Susan Buchanan, directrice des relations publiques du National Weather Service, avait déclaré à l'AFP le 11 août que l'agence avait alerté les responsables locaux jusqu'à une semaine à l'avance "des conditions météorologiques dangereuses pour les incendies sur les îles hawaïennes", avec des avertissements officiels dans les jours précédant le début de la catastrophe (archivé ici).
"Le mélange de végétation sèche, de vents forts, d'air sec et la faible humidité a contribué à propager les incendies meurtriers", avait également souligné Susan Buchanan.
Image
Graphique montrant une sélection d'espèces de graminées envahissantes et inflammables à Hawaï pouvant servir de combustible pour les incendies de forêt ( AFP / Julia Han JANICKI, Sophie RAMIS)

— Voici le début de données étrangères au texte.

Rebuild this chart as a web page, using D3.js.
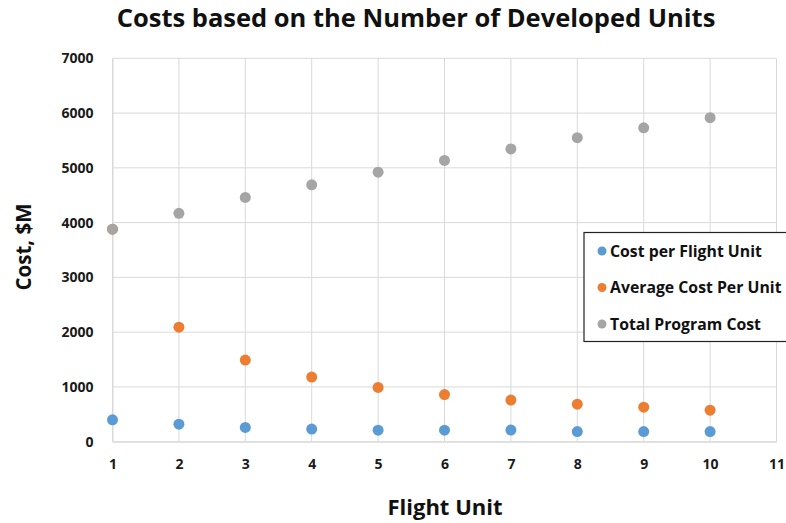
<!DOCTYPE html>
<html>
<head>
<meta charset="utf-8">
<script src="https://cdn.jsdelivr.net/npm/d3@7"></script>
<style>
  html, body { margin: 0; padding: 0; background: #fff; }
  svg { display: block; font-family: "Open Sans", Lato, sans-serif; }
</style>
</head>
<body>
<svg id="chart" width="786" height="523"></svg>
<script>
// Number of flight units built
const units = [1, 2, 3, 4, 5, 6, 7, 8, 9, 10];
// Costs in $M
const costPerFlightUnit = [400, 320, 260, 230, 210, 210, 213, 185, 185, 185];
const averageCostPerUnit = [3880, 2090, 1490, 1180, 990, 860, 760, 685, 630, 575];
const totalProgramCost = [3880, 4170, 4460, 4690, 4920, 5135, 5345, 5550, 5730, 5915];

const xTicks = [1, 2, 3, 4, 5, 6, 7, 8, 9, 10, 11];
const yTicks = [0, 1000, 2000, 3000, 4000, 5000, 6000, 7000];

const series = [
  { name: "Cost per Flight Unit", values: costPerFlightUnit, color: "#5B9BD5" },
  { name: "Average Cost Per Unit", values: averageCostPerUnit, color: "#ED7D31" },
  { name: "Total Program Cost", values: totalProgramCost, color: "#A5A5A5" }
];

const svg = d3.select("#chart");
const plot = { left: 112.5, right: 776.5, top: 58.3, bottom: 441.7 };

const x = d3.scaleLinear().domain([1, 11]).range([plot.left, plot.right]);
const y = d3.scaleLinear().domain([0, 7000]).range([plot.bottom, plot.top]);

// Gridlines
const grid = svg.append("g").attr("stroke", "#d9d9d9").attr("stroke-width", 1);
grid.selectAll("line.h").data(yTicks).join("line")
  .attr("class", "h")
  .attr("x1", plot.left).attr("x2", plot.right)
  .attr("y1", d => y(d)).attr("y2", d => y(d));
grid.selectAll("line.v").data(xTicks).join("line")
  .attr("class", "v")
  .attr("x1", d => x(d)).attr("x2", d => x(d))
  .attr("y1", plot.top).attr("y2", plot.bottom);

// Axes
const xAxis = svg.append("g")
  .attr("transform", `translate(0,${plot.bottom})`)
  .call(d3.axisBottom(x).tickValues(xTicks).tickSize(0).tickPadding(17).tickFormat(d3.format("d")));
const yAxis = svg.append("g")
  .attr("transform", `translate(${plot.left},0)`)
  .call(d3.axisLeft(y).tickValues(yTicks).tickSize(0).tickPadding(19).tickFormat(d3.format("d")));
[xAxis, yAxis].forEach(a => {
  a.select(".domain").attr("stroke", "#d9d9d9");
  a.selectAll("text")
    .attr("font-family", "'Open Sans', sans-serif")
    .attr("font-weight", "bold")
    .attr("font-size", 14)
    .attr("fill", "#1a1a1a");
});

// Points (drawn in series order so the total sits on top)
series.forEach(s => {
  svg.append("g").selectAll("circle")
    .data(units.map((u, i) => ({ u, v: s.values[i] })))
    .join("circle")
    .attr("cx", d => x(d.u))
    .attr("cy", d => y(d.v))
    .attr("r", 5.5)
    .attr("fill", s.color);
});

// Titles
svg.append("text")
  .attr("x", 416).attr("y", 27)
  .attr("text-anchor", "middle")
  .attr("font-weight", "bold")
  .attr("font-size", 25.5)
  .attr("fill", "#111")
  .text("Costs based on the Number of Developed Units");

svg.append("text")
  .attr("transform", "translate(31,247) rotate(-90)")
  .attr("text-anchor", "middle")
  .attr("font-weight", "bold")
  .attr("font-size", 20.5)
  .attr("fill", "#111")
  .text("Cost, $M");

svg.append("text")
  .attr("x", 445).attr("y", 515)
  .attr("text-anchor", "middle")
  .attr("font-weight", "bold")
  .attr("font-size", 22)
  .attr("fill", "#111")
  .text("Flight Unit");

// Legend
const legend = svg.append("g");
legend.append("rect")
  .attr("x", 584).attr("y", 232.5)
  .attr("width", 210).attr("height", 109)
  .attr("fill", "#fff")
  .attr("stroke", "#222").attr("stroke-width", 1.2);
const items = legend.selectAll("g.item").data(series).join("g")
  .attr("class", "item")
  .attr("transform", (d, i) => `translate(602,${251 + i * 36.5})`);
items.append("circle").attr("r", 4.5).attr("fill", d => d.color);
items.append("text")
  .attr("x", 8).attr("dy", "0.35em")
  .attr("font-weight", "bold")
  .attr("font-size", 15.8)
  .attr("fill", "#111")
  .text(d => d.name);
</script>
</body>
</html>
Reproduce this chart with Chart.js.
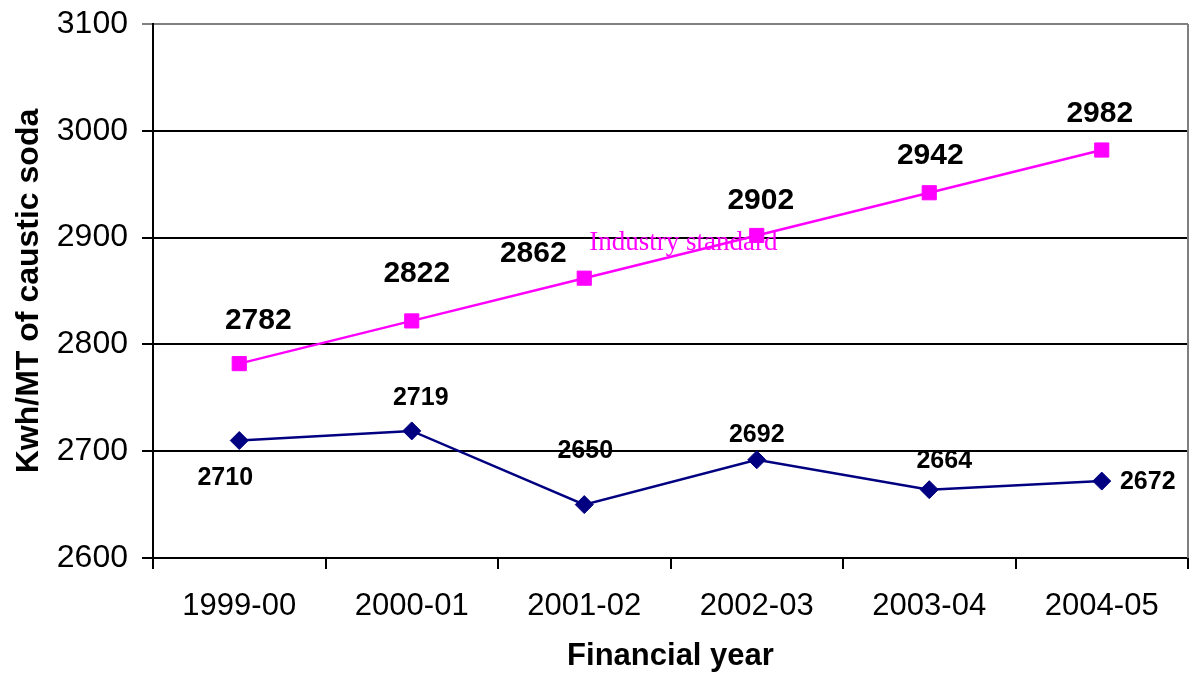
<!DOCTYPE html>
<html>
<head>
<meta charset="utf-8">
<script src="https://cdn.jsdelivr.net/npm/chart.js@4.4.1/dist/chart.umd.min.js"></script>
<style>
  html, body { margin: 0; padding: 0; background: #fff; }
  #wrap { width: 1199px; height: 674px; position: relative; }
</style>
</head>
<body>
<div id="wrap"><canvas id="energyChart"></canvas></div>
<script>
var years = ['1999-00', '2000-01', '2001-02', '2002-03', '2003-04', '2004-05'];
var industryStandard = [2782, 2822, 2862, 2902, 2942, 2982];
var actualConsumption = [2710, 2719, 2650, 2692, 2664, 2672];
var yTicks = [2600, 2700, 2800, 2900, 3000, 3100];

var FONT = "Arial, 'Liberation Sans', sans-serif";

// where each value label sits relative to its point (dx, dy in px)
var labelOffsets = [
    [[19, -43], [5, -47], [-51, -24], [4, -35], [1, -37], [-2, -36]],
    [[-14, 38], [9, -33], [1, -53], [0, -25], [15, -29], [46, 1]]
];
var labelFonts = ['bold 30px ' + FONT, 'bold 25px ' + FONT];

var valueLabels = {
    id: 'valueLabels',
    afterDatasetsDraw: function (chart) {
        var ctx = chart.ctx;
        ctx.save();
        ctx.fillStyle = '#000';
        ctx.textAlign = 'center';
        ctx.textBaseline = 'middle';
        chart.data.datasets.forEach(function (ds, di) {
            var meta = chart.getDatasetMeta(di);
            ctx.font = labelFonts[di];
            meta.data.forEach(function (pt, i) {
                var off = labelOffsets[di][i];
                ctx.fillText(String(ds.data[i]), pt.x + off[0], pt.y + off[1]);
            });
        });

        // series caption
        var xs = chart.scales.x, ys = chart.scales.y;
        ctx.font = '27px "Liberation Serif", "Times New Roman", serif';
        ctx.fillStyle = '#ff00ff';
        ctx.textAlign = 'left';
        ctx.fillText('Industry standard', xs.getPixelForValue(2) + 5, ys.getPixelForValue(2895));

        // right frame line
        var a = chart.chartArea;
        ctx.strokeStyle = '#808080';
        ctx.lineWidth = 2;
        ctx.beginPath();
        ctx.moveTo(a.right, a.top);
        ctx.lineTo(a.right, a.bottom);
        ctx.stroke();
        ctx.restore();
    }
};

var lineData = {
    labels: years,
    datasets: [
        {
            label: 'Industry standard',
            data: industryStandard,
            borderColor: '#ff00ff',
            backgroundColor: '#ff00ff',
            borderWidth: 2.5,
            pointStyle: 'rect',
            pointRadius: 10,
            pointBorderWidth: 1,
            pointBorderColor: '#ff00ff',
            pointBackgroundColor: '#ff00ff',
            tension: 0
        },
        {
            label: 'Actual',
            data: actualConsumption,
            borderColor: '#000080',
            backgroundColor: '#000080',
            borderWidth: 2.5,
            pointStyle: 'rectRot',
            pointRadius: 9,
            pointBorderWidth: 1,
            pointBorderColor: '#000080',
            pointBackgroundColor: '#000080',
            tension: 0
        }
    ]
};

var lineOptions = {
    responsive: true,
    maintainAspectRatio: false,
    animation: false,
    layout: { padding: { left: 0, top: 24, right: 2, bottom: 0 } },
    plugins: {
        legend: { display: false },
        tooltip: { enabled: false }
    },
    scales: {
        x: {
            offset: true,
            grid: {
                offset: true,
                drawOnChartArea: false,
                color: '#000',
                lineWidth: 2,
                tickLength: 11
            },
            border: { color: '#000', width: 2 },
            ticks: {
                color: '#000',
                font: { family: FONT, size: 31 },
                padding: 19,
                maxRotation: 0
            },
            title: {
                display: true,
                text: 'Financial year',
                color: '#000',
                font: { family: FONT, size: 31, weight: 'bold', lineHeight: 1.1 },
                padding: { top: 0, bottom: 0 }
            },
            afterFit: function (scale) {
                scale.height = 116;
                scale.paddingLeft = 0;
                scale.paddingRight = 0;
            }
        },
        y: {
            min: 2600,
            max: 3100,
            afterBuildTicks: function (scale) {
                scale.ticks = yTicks.map(function (v) { return { value: v }; });
            },
            grid: {
                color: function (c) { return c.tick && c.tick.value === 3100 ? '#808080' : '#000'; },
                lineWidth: 2,
                tickLength: 11
            },
            border: { color: '#000', width: 2 },
            ticks: {
                color: '#000',
                font: { family: FONT, size: 32 },
                padding: 14,
                callback: function (v) { return String(v); }
            },
            title: {
                display: true,
                text: 'Kwh/MT of caustic soda',
                color: '#000',
                font: { family: FONT, size: 32, weight: 'bold' },
                padding: { top: 10, bottom: 0 }
            },
            afterFit: function (scale) {
                scale.width = 153;
                scale.paddingTop = 0;
                scale.paddingBottom = 0;
            }
        }
    }
};

var drawLineGraph = document.getElementById('energyChart').getContext('2d');
new Chart(drawLineGraph, { type: 'line', data: lineData, options: lineOptions, plugins: [valueLabels] });
</script>
</body>
</html>
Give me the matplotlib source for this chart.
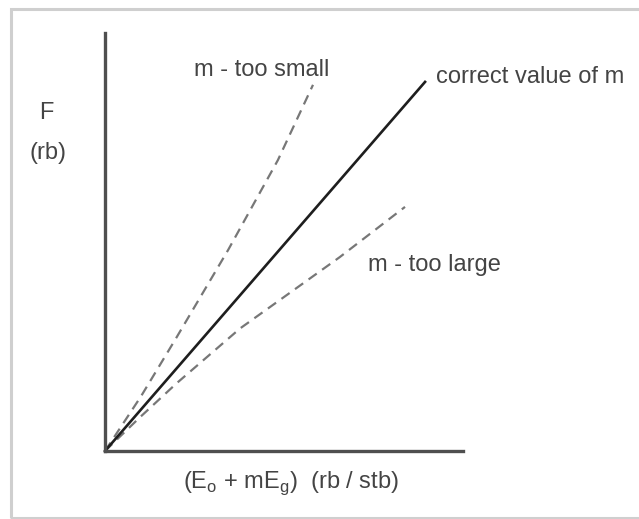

Selon plusieurs scientifiques cités dans de précédentes vérifications sur les incendies d'Hawaï (1, 2, 3, 4), la végétation envahissante qui s'est développée sur l'île depuis plusieurs décennies, très résistante aux sécheresses mais très inflammable, a également contribué à la propagation rapide des feux.
A la date du 23 août, 114 décès ont été confirmés à Hawaï, soit l'incendie le plus meurtrier depuis plus d'un siècle aux État-Unis. Et le bilan définitif pourrait être bien plus lourd (dépêche archivée ici). Peu de corps ont pu être identifiés jusqu'à présent.
Le fournisseur d'électricité Hawaiian Electric est accusé de ne pas avoir coupé le courant, aggravant la situation avec la chute de poteaux électriques alors que soufflaient des vents violents.
Au-delà des erreurs humaines, le gouverneur de l'État de Hawaï Josh Green a désigné un autre coupable, s'appuyant sur le nombre croissant de feux sur l'archipel : "Soyons clairs, le changement climatique est là, nous sommes en plein dedans" (dépêche archivée ici).